In this rough economy, it's now apparent to just about everyone that marketers are cutting back and looking to get the most bang for their buck.
Many expected this would be a boon to search engines since paid search advertising is easy to measure, quantify and analyze for ROI.
But according to the Wall Street Journal, search marketers are looking beyond major search engines like Google when it comes to search ads.
With websites like YouTube, MySpace and Facebook generating a significant volume of searches of their own (more searches are now done on YouTube than on Yahoo), the Wall Street Journal reports that search marketers are experimenting with new strategies to push 'search ads' to these types of websites.
It cites Pizza Hut, Universal Pictures and Monster.com as examples of companies who are taking this approach but I'm skeptical and question whether the Wall Street Journal isn't exaggerating just a bit.
While there's no question that websites like YouTube, MySpace and Facebook should be given consideration as advertising platforms, especially now that they all offer self-serve systems that enable marketers to purchase ads directly, there is still a lot of uncertainty about the effectiveness of advertising on these types of websites.

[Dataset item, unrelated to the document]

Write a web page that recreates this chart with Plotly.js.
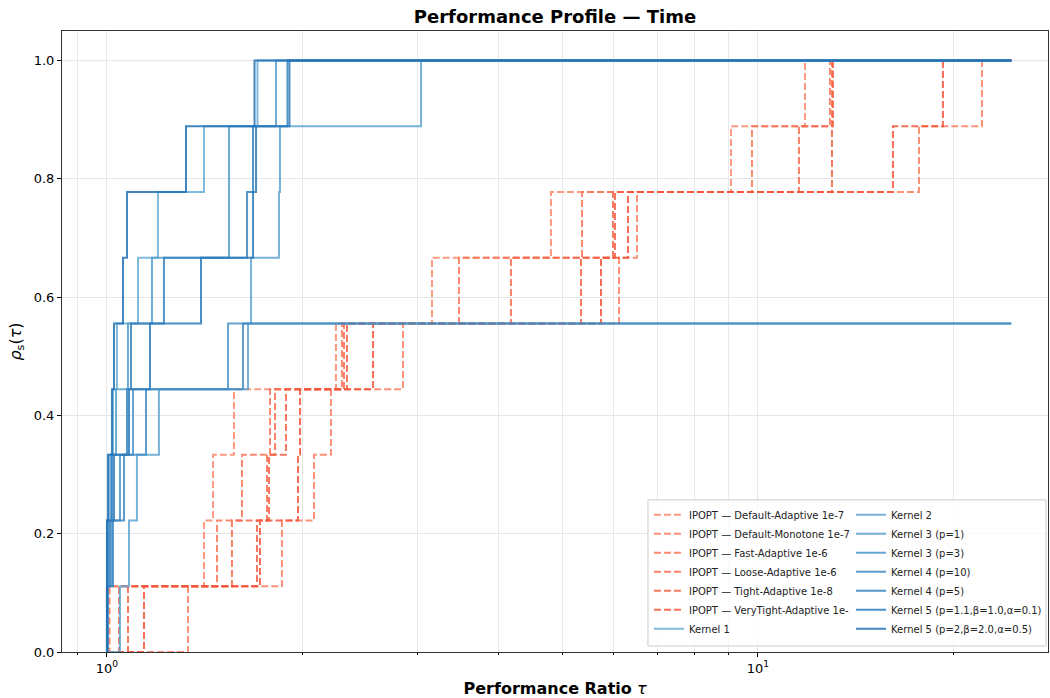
<!DOCTYPE html>
<html><head><meta charset="utf-8">
<script src="https://cdn.plot.ly/plotly-3.0.1.min.js"></script>
<style>html,body{margin:0;padding:0;background:#fff}#chart{width:1050px;height:698px}</style>
</head><body><div id="chart"></div>
<script>
// ---- data: sorted performance ratios per solver (9 problems) ----
const nProblems = 9;
const tauMax = 24.5;

const ipoptDefaultAdaptive   = [1.0035, 1.4093, 1.4551, 1.5670, 2.2477, 3.1569, 4.8084, 9.0889, 11.808];
const ipoptDefaultMonotone   = [1.3318, 1.8569, 2.0797, 2.2083, 2.8489, 6.1170, 6.5184, 17.674, 22.084];
const ipoptFastAdaptive      = [1.0089, 1.4757, 1.6120, 1.7802, 2.2959, 3.4727, 5.3667, 9.7900, 12.899];
const ipoptLooseAdaptive     = [1.0434, 1.5559, 1.7614, 1.8119, 2.3122, 4.1737, 5.9884, 11.559, 12.991];
const ipoptTightAdaptive     = [1.0771, 1.6998, 1.7739, 1.8834, 2.3369, 5.3477, 6.0309, 12.991, 13.037];
const ipoptVeryTightAdaptive = [1.1399, 1.7180, 1.9654, 1.9795, 2.5627, 5.7395, 6.3141, 16.118, 19.235];

const kernel1      = [1.0, 1.0, 1.0071, 1.0215, 1.0360, 1.1159, 1.1976, 1.4093, 1.7029];
const kernel2      = [1.0470, 1.0810, 1.1118, 1.2017, 1.6469, 1.6645, 1.8373, 1.8438, 3.0370];
const kernel3p1    = [1.0, 1.0, 1.0142, 1.0323, 1.0771, 1.1725, 1.5398, 1.5398, 1.8183];
const kernel3p3    = [1.0, 1.0178, 1.0470, 1.0963, 1.5344];
const kernel4p10   = [1.0035, 1.0215, 1.0620, 1.1479, 1.6180];
const kernel4p5    = [1.0, 1.0035, 1.0178, 1.0733, 1.0886, 1.2232, 1.6411, 1.6763, 1.8934];
const kernel5a     = [1.0, 1.0107, 1.0251, 1.0810, 1.1643, 1.3944, 1.6763, 1.6942, 1.9068];
const kernel5b     = [1.0, 1.0, 1.0035, 1.0178, 1.0251, 1.0582, 1.0733, 1.3224, 1.6852];

const ipoptNames = ['IPOPT — Default-Adaptive 1e-7','IPOPT — Default-Monotone 1e-7','IPOPT — Fast-Adaptive 1e-6',
                    'IPOPT — Loose-Adaptive 1e-6','IPOPT — Tight-Adaptive 1e-8','IPOPT — VeryTight-Adaptive 1e-'];
const ipoptData  = [ipoptDefaultAdaptive, ipoptDefaultMonotone, ipoptFastAdaptive, ipoptLooseAdaptive, ipoptTightAdaptive, ipoptVeryTightAdaptive];
const ipoptColors = ['#fc8a6a','#fa7f60','#f97457','#f76a4d','#f65f44','#f4543a'];

const kernelNames = ['Kernel 1','Kernel 2','Kernel 3 (p=1)','Kernel 3 (p=3)','Kernel 4 (p=10)','Kernel 4 (p=5)',
                     'Kernel 5 (p=1.1,β=1.0,α=0.1)','Kernel 5 (p=2,β=2.0,α=0.5)'];
const kernelData  = [kernel1, kernel2, kernel3p1, kernel3p3, kernel4p10, kernel4p5, kernel5a, kernel5b];
const kernelColors = ['#6baed6','#60a5d1','#569dcd','#4b94c8','#418bc3','#3682be','#2c7aba','#2171b5'];

function stepXY(r){
  const x=[1], y=[0];
  r.forEach((v,i)=>{x.push(v); y.push((i+1)/nProblems);});
  x.push(tauMax); y.push(r.length/nProblems);
  return {x,y};
}

const traces=[];
ipoptData.forEach((r,i)=>{
  const s=stepXY(r);
  traces.push({type:'scatter',mode:'lines',x:s.x,y:s.y,name:ipoptNames[i],legend:'legend',
    line:{shape:'hv',color:ipoptColors[i],width:2,dash:'7px,3px'},opacity:0.85});
});
kernelData.forEach((r,i)=>{
  const s=stepXY(r);
  traces.push({type:'scatter',mode:'lines',x:s.x,y:s.y,name:kernelNames[i],legend:(i===0?'legend':'legend2'),
    line:{shape:'hv',color:kernelColors[i],width:2},opacity:0.85});
});

const F='DejaVu Sans';
const legendCommon={yanchor:'bottom',y:0.014,bgcolor:'rgba(0,0,0,0)',borderwidth:0,
  font:{family:F,size:10,color:'#222'},itemwidth:30,tracegroupgap:0,traceorder:'normal'};

const layout={
  width:1050,height:698,
  margin:{l:62,r:2,t:31,b:46},
  paper_bgcolor:'#ffffff',plot_bgcolor:'#ffffff',
  font:{family:F,size:13,color:'#000'},
  hovermode:false,
  title:{text:'<b>Performance Profile — Time</b>',font:{family:F,size:18,color:'#000'},
         x:0.5,xref:'paper',xanchor:'center',y:1-17/698,yref:'container',yanchor:'middle'},
  xaxis:{type:'log',range:[-0.0691,1.4455],tickvals:[1,10],ticktext:['10<sup>0</sup>','10<sup>1</sup>'],
    ticks:'outside',ticklen:4,tickcolor:'#000',tickfont:{size:13},
    showline:true,mirror:true,linecolor:'#333',linewidth:1,
    showgrid:true,gridcolor:'#e6e6e6',gridwidth:1,zeroline:false,automargin:false,
    minor:{tickvals:[0.9,2,3,4,5,6,7,8,9,20],ticks:'outside',ticklen:2,tickcolor:'#000',showgrid:true,gridcolor:'#e9e9e9',gridwidth:1},
    title:{text:'<b>Performance Ratio</b> <i>τ</i>',font:{family:F,size:16},standoff:9}},
  yaxis:{range:[0,1.05],tick0:0,dtick:0.2,tickformat:'.1f',ticks:'outside',ticklen:4,tickcolor:'#000',tickfont:{size:13},
    showline:true,mirror:true,linecolor:'#333',linewidth:1,automargin:false,
    showgrid:true,gridcolor:'#e6e6e6',gridwidth:1,zeroline:false,
    title:{text:'<i>ρ</i><sub>s</sub>(<i>τ</i>)',font:{family:F,size:16},standoff:8}},
  legend:Object.assign({},legendCommon,{x:0.5953,xanchor:'left'}),
  legend2:Object.assign({},legendCommon,{x:0.999,xanchor:'right'}),
  shapes:[{type:'rect',xref:'paper',yref:'paper',x0:0.5943,x1:0.998,y0:0.0097,y1:0.245,
    line:{color:'#cccccc',width:1},fillcolor:'rgba(255,255,255,0.8)',layer:'above'}]
};

Plotly.newPlot('chart',traces,layout,{displayModeBar:false,staticPlot:true});
</script>
</body></html>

The great thing about search advertising on a search engine like Google, for instance, is that intent is present. If a person is searching for 'discount computer parts', there's a pretty good chance that he or she is looking to make a purchase or is at least starting to consider one. It's this sort of intent that makes search marketing such an effective advertising medium.
That intent is harder to find on websites like YouTube, MySpace and Facebook. On YouTube, for instance, most of the searches are logically related to videos that YouTube users are looking for. If you're promoting an online store for discount computer parts, this probably leaves you out in the cold. And on social networks like MySpace and Facebook, searches are often related to people (e.g. you're searching for an old friend). Again, there's likely to be far less commercial intent with these searches.
What was most curious to me about the Wall Street Journal's article is that MySpace has been syndicating Google ads for part of its search for more than two years and Facebook's ad system is not new either. So search marketers have been experimenting with these websites for some time and while there's still a lot of fine tuning going on, these websites are a known quantity to a certain extent. Google has in the past reported less-than-stellar results on MySpace and quite a few anecdotes about lackluster performance with Facebook ads have been posted as well.
None of this is to say that search marketers shouldn't consider experimenting with search ads beyond search engines. Like anything else, where money is spent should be based on an individual assessment, but I'm not so sure that the trend the Wall Street Journal describes is really a trend - yet.
Google issues its Q4 2008 earnings this week and given the reports that search advertising spend in the US fell 8% last quarter, we should have a much clearer picture of the state of the search advertising market by this Friday.